Kathy Crouch has been a regular visitor to the Gardening Club in the past, and with good reason. Her expertise is happily shared with her audience and she sprinkles her talks with colourful tales of her life experiences, all of which makes for an entertaining evening.

At 63, Kathy now finds that, whereas gardening used to cause sore muscles, these days she has sore joints after being in the garden or her allotment! She has various tricks to avoid too much discomfort and, like many of our recent speakers, she employs the ‘no dig’ technique, preferring instead to hoe (using a long-handled, triangular-blade hoe) and mulch regularly, which keeps weeds at bay and stops soil compaction on her allotment.

The New Perennial style of gardening is ideal for the low-maintenance gardener as it involves mixing grasses with herbaceous perennials in drifts, thus ensuring a naturalistic look. They stand up on their own, do not need a lot of feeding and the seed heads provide food for birds. Do gardening magazines make you feel guilty when they list jobs that need doing in the garden, month by month? In fact, Kathy believes that, if the jobs have not been done by Bonfire Night (5th November), then they can wait until Valentine’s Day (14th February). Take it easy when you start gardening again after the winter – do a variety of jobs, each for a short time to ensure you don’t seize up!

As an award-winning garden designer, Kathy is frequently asked to design gardens that are easy to maintain. She showed some photos of low-maintenance gardens designed in recent years by other designers – some very trendy ones with grey or anthracite-coloured gravel or chippings and very little in the way of plants. However, they differed considerably from the photos of Kathy’s own designs, which frequently include small, grassy areas and easily-reached borders planted with perennials that form efficient barriers for weeds.

How else can we achieve a low-maintenance garden?
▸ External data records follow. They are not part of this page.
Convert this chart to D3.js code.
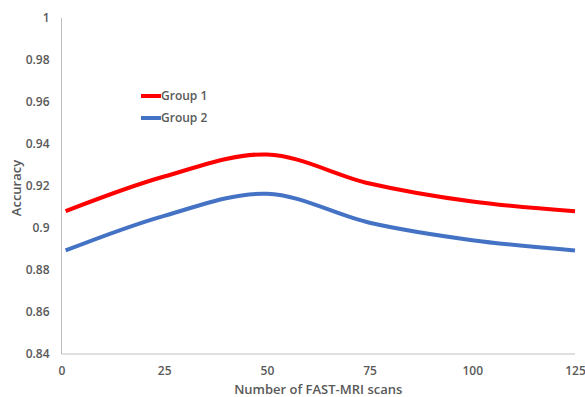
<!DOCTYPE html>
<html>
<head>
<meta charset="utf-8">
<script src="https://cdn.jsdelivr.net/npm/d3@7"></script>
<style>
  html, body { margin: 0; padding: 0; background: #ffffff; }
  svg { display: block; }
  text { font-family: "Open Sans", "Liberation Sans", sans-serif; fill: #595959; }
</style>
</head>
<body>
<svg id="chart" width="585" height="397"></svg>
<script>
// Accuracy versus number of FAST-MRI scans
const scans = [1, 25, 50, 75, 100, 125];
const group1 = [0.908, 0.9245, 0.935, 0.9212, 0.9126, 0.908];
const group2 = [0.8893, 0.9058, 0.9163, 0.9025, 0.8942, 0.8893];
const seriesNames = ["Group 1", "Group 2"];
const seriesColors = ["#ff0000", "#4472c4"];
const xTicks = [0, 25, 50, 75, 100, 125];
const yTicks = [0.84, 0.86, 0.88, 0.9, 0.92, 0.94, 0.96, 0.98, 1];

const svg = d3.select("#chart");

const x = d3.scaleLinear().domain([0, 125]).range([61.5, 575]);
const y = d3.scaleLinear().domain([0.84, 1]).range([354, 18]);

// axes: no tick marks, light grey domain lines
const xAxis = d3.axisBottom(x).tickValues(xTicks).tickSize(0).tickPadding(12).tickFormat(d3.format("d"));
const yAxis = d3.axisLeft(y).tickValues(yTicks).tickSize(0).tickPadding(12).tickFormat(d => String(+d.toFixed(2)));

const gx = svg.append("g").attr("transform", `translate(0,${y(0.84)})`).call(xAxis);
const gy = svg.append("g").attr("transform", `translate(${x(0)},0)`).call(yAxis);

[gx, gy].forEach(g => {
  g.select(".domain").attr("stroke", "#bfbfbf").attr("stroke-width", 1);
  g.selectAll(".tick text")
    .attr("fill", "#595959")
    .style("font-family", '"Open Sans", "Liberation Sans", sans-serif')
    .style("font-size", "12px")
    .style("font-weight", "600");
});
gy.select(".domain").attr("d", `M0,${y(1)}V${y(0.84)}`);
gx.select(".domain").attr("d", `M${x(0)},0H${x(125)}`);

// series lines, smoothed
const line = d3.line()
  .x(d => x(d[0]))
  .y(d => y(d[1]))
  .curve(d3.curveCardinal.tension(0));

[group1, group2].forEach((vals, i) => {
  svg.append("path")
    .datum(scans.map((s, j) => [s, vals[j]]))
    .attr("fill", "none")
    .attr("stroke", seriesColors[i])
    .attr("stroke-width", 4)
    .attr("d", line);
});

// legend
const legend = svg.append("g");
seriesNames.forEach((name, i) => {
  const ly = 96 + i * 22;
  legend.append("line")
    .attr("x1", 141).attr("x2", 161)
    .attr("y1", ly).attr("y2", ly)
    .attr("stroke", seriesColors[i]).attr("stroke-width", 4);
  legend.append("text")
    .attr("x", 161).attr("y", ly)
    .attr("dy", "0.35em")
    .style("font-size", "12px")
    .style("font-weight", "600")
    .text(name);
});

// axis titles
svg.append("text")
  .attr("x", (x(0) + x(125)) / 2)
  .attr("y", 389)
  .attr("dy", "0.35em")
  .attr("text-anchor", "middle")
  .style("font-size", "13px")
  .style("font-weight", "600")
  .text("Number of FAST-MRI scans");

svg.append("text")
  .attr("transform", `translate(16,${(y(0.84) + y(1)) / 2 + 2}) rotate(-90)`)
  .attr("dy", "0.35em")
  .attr("text-anchor", "middle")
  .style("font-size", "13px")
  .style("font-weight", "600")
  .text("Accuracy");
</script>
</body>
</html>
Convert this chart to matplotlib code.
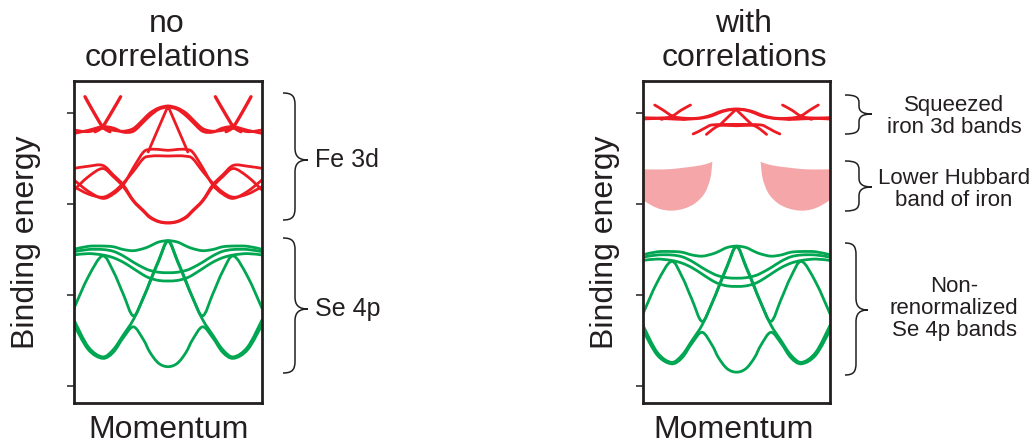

Once established, a tropical garden only needs two or three days’ work a year. The Desert to Jungle nursery near Taunton is the ideal place to start. A woodland garden is a perfect place for shade-loving bulbs and planting bulbs is a good way to introduce colour, especially in spring, with snowdrops followed by daffodils then bluebells. The Kilmington area is a great place for an orchard. Plant dwarfing fruit trees, mixed with fine grass and some flowers instead of an herbaceous border.

Plants that can look after themselves are a good idea, e.g. Agapanthus ‘navy blue’, Phlomis ‘russeliana’ – it obliterates weeds – Diascia ‘personata’, and Geranium ‘Rozanne’. Are there any plants we don’t really want any more? Wisteria is lovely but the maintenance is considerably longer than the joy it gives, so Kathy suggests growing it at lower level e.g. along a wall or a fence where it can be kept under control without the need for ladders.

Kathy demonstrated how to use the long-handled hoe in order to avoid injury (sideways with thumbs up not down) and she highly recommended using a ‘Golden Gark’ which is a shovel, a rake and a sieve, all in one very light tool. Although it is expensive, it is an invaluable ‘new trick’ to help all gardeners, not just old ones!